- **Listed entries**
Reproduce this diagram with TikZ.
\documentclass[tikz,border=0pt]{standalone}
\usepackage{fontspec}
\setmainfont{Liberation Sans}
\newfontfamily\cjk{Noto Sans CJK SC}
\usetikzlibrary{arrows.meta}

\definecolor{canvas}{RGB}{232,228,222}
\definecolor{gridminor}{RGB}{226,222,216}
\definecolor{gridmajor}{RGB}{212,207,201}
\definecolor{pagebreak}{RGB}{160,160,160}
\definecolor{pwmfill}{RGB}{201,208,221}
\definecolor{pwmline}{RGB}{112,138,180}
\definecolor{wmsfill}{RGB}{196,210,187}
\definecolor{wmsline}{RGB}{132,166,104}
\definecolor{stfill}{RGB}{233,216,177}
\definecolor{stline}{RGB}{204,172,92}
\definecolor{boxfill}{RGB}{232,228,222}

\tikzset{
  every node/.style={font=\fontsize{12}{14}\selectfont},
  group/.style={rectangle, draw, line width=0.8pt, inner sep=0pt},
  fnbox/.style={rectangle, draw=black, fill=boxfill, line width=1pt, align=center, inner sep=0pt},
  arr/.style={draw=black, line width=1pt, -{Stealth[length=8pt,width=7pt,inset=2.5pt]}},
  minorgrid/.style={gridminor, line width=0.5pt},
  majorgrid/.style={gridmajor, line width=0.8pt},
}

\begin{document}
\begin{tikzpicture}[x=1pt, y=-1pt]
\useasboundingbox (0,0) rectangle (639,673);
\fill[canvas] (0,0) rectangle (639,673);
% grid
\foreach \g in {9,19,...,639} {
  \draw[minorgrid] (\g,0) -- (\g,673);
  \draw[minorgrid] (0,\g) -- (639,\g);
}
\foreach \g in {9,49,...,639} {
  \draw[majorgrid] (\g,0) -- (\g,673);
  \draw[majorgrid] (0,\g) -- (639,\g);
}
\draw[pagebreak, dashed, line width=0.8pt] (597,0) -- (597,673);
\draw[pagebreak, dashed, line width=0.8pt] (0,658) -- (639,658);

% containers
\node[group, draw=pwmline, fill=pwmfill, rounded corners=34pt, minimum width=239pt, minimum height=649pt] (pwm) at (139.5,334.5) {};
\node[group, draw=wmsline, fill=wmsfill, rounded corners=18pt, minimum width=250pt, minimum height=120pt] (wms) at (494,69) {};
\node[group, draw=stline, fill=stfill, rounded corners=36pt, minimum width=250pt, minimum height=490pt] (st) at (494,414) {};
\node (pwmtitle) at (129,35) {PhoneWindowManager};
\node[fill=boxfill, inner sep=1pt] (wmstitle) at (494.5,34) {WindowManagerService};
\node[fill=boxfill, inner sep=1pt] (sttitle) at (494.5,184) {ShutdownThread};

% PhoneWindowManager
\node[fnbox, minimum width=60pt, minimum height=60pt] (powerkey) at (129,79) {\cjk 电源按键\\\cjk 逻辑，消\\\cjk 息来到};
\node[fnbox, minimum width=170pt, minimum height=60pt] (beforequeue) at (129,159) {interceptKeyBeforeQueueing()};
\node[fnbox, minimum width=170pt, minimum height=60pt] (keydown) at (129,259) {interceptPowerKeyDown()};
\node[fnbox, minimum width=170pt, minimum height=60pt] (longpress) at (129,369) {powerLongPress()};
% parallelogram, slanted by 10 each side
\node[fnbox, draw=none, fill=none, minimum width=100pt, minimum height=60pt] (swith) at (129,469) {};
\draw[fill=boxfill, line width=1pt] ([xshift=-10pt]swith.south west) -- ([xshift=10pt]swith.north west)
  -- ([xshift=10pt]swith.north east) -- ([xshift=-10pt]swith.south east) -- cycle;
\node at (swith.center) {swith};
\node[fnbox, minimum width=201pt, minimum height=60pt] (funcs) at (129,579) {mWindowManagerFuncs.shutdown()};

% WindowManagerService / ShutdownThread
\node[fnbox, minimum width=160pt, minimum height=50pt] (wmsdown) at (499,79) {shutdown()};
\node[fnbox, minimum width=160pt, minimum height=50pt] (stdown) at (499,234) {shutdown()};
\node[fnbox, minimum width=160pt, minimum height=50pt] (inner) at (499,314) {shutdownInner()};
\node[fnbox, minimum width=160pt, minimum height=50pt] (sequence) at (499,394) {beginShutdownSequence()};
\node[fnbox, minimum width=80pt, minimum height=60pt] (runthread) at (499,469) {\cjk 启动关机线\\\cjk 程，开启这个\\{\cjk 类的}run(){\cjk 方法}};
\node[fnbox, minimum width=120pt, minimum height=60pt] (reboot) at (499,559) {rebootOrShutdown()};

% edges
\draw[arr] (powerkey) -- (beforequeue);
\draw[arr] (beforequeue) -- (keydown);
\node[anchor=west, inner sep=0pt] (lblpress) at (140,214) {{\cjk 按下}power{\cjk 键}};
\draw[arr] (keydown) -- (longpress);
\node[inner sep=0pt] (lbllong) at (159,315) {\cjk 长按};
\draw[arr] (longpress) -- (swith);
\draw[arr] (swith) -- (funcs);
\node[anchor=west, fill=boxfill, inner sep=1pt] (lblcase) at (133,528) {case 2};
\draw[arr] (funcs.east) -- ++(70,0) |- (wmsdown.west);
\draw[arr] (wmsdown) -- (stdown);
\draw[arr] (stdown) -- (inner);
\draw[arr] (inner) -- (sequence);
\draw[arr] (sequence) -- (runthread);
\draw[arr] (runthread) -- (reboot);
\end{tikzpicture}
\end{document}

---

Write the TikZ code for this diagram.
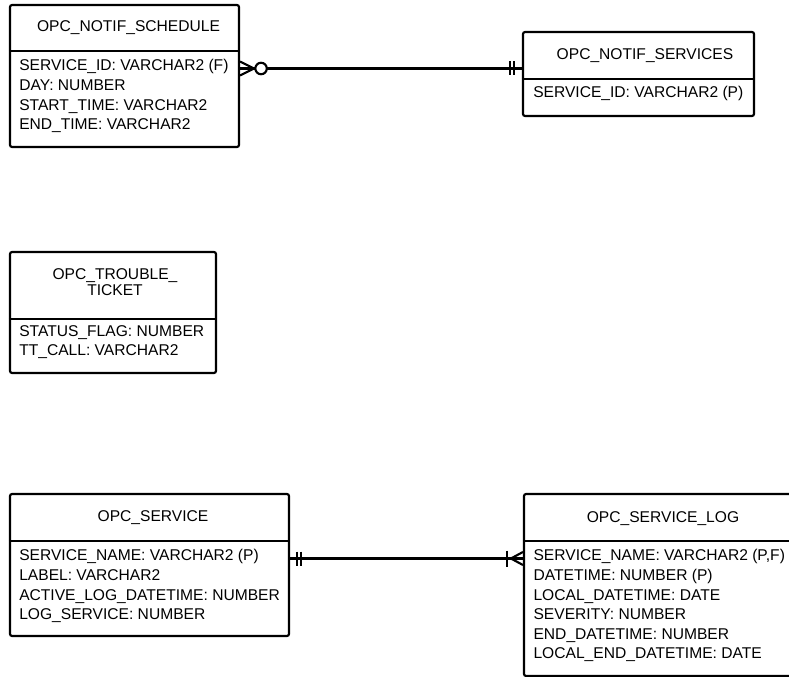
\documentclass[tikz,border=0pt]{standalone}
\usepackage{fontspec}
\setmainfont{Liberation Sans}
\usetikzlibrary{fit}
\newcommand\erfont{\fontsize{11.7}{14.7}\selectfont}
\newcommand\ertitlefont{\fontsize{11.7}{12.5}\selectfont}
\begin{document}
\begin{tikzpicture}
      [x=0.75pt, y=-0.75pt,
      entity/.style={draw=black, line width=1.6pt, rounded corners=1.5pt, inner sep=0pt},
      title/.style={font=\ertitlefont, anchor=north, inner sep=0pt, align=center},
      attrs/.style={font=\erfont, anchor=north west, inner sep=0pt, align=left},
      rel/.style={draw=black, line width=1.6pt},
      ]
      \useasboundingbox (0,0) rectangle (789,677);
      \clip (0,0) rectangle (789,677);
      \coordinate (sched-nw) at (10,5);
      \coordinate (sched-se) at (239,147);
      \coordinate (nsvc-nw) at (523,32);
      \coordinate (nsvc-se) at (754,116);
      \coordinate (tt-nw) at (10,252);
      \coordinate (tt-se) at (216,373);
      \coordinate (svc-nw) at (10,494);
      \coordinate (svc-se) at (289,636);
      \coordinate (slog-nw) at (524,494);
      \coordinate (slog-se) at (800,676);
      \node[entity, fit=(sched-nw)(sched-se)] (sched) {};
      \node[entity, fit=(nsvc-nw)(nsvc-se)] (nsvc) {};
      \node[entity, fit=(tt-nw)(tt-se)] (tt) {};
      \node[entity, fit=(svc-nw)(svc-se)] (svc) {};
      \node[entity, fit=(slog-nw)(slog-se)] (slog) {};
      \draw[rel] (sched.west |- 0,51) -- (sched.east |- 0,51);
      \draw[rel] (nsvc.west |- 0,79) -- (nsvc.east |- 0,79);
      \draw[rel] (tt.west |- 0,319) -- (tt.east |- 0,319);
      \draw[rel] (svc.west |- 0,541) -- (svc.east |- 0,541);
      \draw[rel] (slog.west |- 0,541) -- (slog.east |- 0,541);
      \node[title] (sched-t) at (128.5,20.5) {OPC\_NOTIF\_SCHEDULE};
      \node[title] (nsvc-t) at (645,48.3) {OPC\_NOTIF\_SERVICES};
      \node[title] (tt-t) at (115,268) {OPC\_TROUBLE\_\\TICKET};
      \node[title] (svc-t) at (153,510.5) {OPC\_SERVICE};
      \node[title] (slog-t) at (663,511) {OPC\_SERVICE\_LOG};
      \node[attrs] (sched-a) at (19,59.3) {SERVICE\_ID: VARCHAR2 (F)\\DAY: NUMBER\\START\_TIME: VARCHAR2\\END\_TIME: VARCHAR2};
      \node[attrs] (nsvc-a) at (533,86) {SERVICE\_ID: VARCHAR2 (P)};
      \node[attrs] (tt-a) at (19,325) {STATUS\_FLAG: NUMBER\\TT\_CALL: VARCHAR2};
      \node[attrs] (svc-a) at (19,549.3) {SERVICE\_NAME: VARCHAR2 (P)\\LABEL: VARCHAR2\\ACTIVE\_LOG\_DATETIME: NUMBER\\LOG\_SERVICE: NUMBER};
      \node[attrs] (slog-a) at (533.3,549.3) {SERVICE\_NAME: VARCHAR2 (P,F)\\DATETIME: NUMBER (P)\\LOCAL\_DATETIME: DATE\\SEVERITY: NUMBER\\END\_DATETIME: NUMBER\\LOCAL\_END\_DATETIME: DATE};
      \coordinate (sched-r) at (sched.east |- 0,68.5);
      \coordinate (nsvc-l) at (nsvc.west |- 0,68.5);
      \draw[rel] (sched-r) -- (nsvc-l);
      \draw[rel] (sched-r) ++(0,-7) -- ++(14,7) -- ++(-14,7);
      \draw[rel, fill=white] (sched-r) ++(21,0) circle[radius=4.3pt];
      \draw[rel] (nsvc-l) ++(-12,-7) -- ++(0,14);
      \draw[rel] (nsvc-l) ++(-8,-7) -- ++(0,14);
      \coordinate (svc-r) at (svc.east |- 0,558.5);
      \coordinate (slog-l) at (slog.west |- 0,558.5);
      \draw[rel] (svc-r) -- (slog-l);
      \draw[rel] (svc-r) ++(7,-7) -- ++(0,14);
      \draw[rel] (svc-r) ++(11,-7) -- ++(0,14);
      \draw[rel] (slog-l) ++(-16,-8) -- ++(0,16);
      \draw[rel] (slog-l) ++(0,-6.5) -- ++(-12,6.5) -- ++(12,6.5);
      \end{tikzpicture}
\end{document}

- **Your task**
Above are the records; from them, give again exactly the lines from the one containing "Reproduce this diagram with TikZ." to the one containing "(0,658) -- (639,658);", both lines included, and nothing more.

- **Solution to the problem**
Reproduce this diagram with TikZ.
\documentclass[tikz,border=0pt]{standalone}
\usepackage{fontspec}
\setmainfont{Liberation Sans}
\newfontfamily\cjk{Noto Sans CJK SC}
\usetikzlibrary{arrows.meta}

\definecolor{canvas}{RGB}{232,228,222}
\definecolor{gridminor}{RGB}{226,222,216}
\definecolor{gridmajor}{RGB}{212,207,201}
\definecolor{pagebreak}{RGB}{160,160,160}
\definecolor{pwmfill}{RGB}{201,208,221}
\definecolor{pwmline}{RGB}{112,138,180}
\definecolor{wmsfill}{RGB}{196,210,187}
\definecolor{wmsline}{RGB}{132,166,104}
\definecolor{stfill}{RGB}{233,216,177}
\definecolor{stline}{RGB}{204,172,92}
\definecolor{boxfill}{RGB}{232,228,222}

\tikzset{
  every node/.style={font=\fontsize{12}{14}\selectfont},
  group/.style={rectangle, draw, line width=0.8pt, inner sep=0pt},
  fnbox/.style={rectangle, draw=black, fill=boxfill, line width=1pt, align=center, inner sep=0pt},
  arr/.style={draw=black, line width=1pt, -{Stealth[length=8pt,width=7pt,inset=2.5pt]}},
  minorgrid/.style={gridminor, line width=0.5pt},
  majorgrid/.style={gridmajor, line width=0.8pt},
}

\begin{document}
\begin{tikzpicture}[x=1pt, y=-1pt]
\useasboundingbox (0,0) rectangle (639,673);
\fill[canvas] (0,0) rectangle (639,673);
% grid
\foreach \g in {9,19,...,639} {
  \draw[minorgrid] (\g,0) -- (\g,673);
  \draw[minorgrid] (0,\g) -- (639,\g);
}
\foreach \g in {9,49,...,639} {
  \draw[majorgrid] (\g,0) -- (\g,673);
  \draw[majorgrid] (0,\g) -- (639,\g);
}
\draw[pagebreak, dashed, line width=0.8pt] (597,0) -- (597,673);
\draw[pagebreak, dashed, line width=0.8pt] (0,658) -- (639,658);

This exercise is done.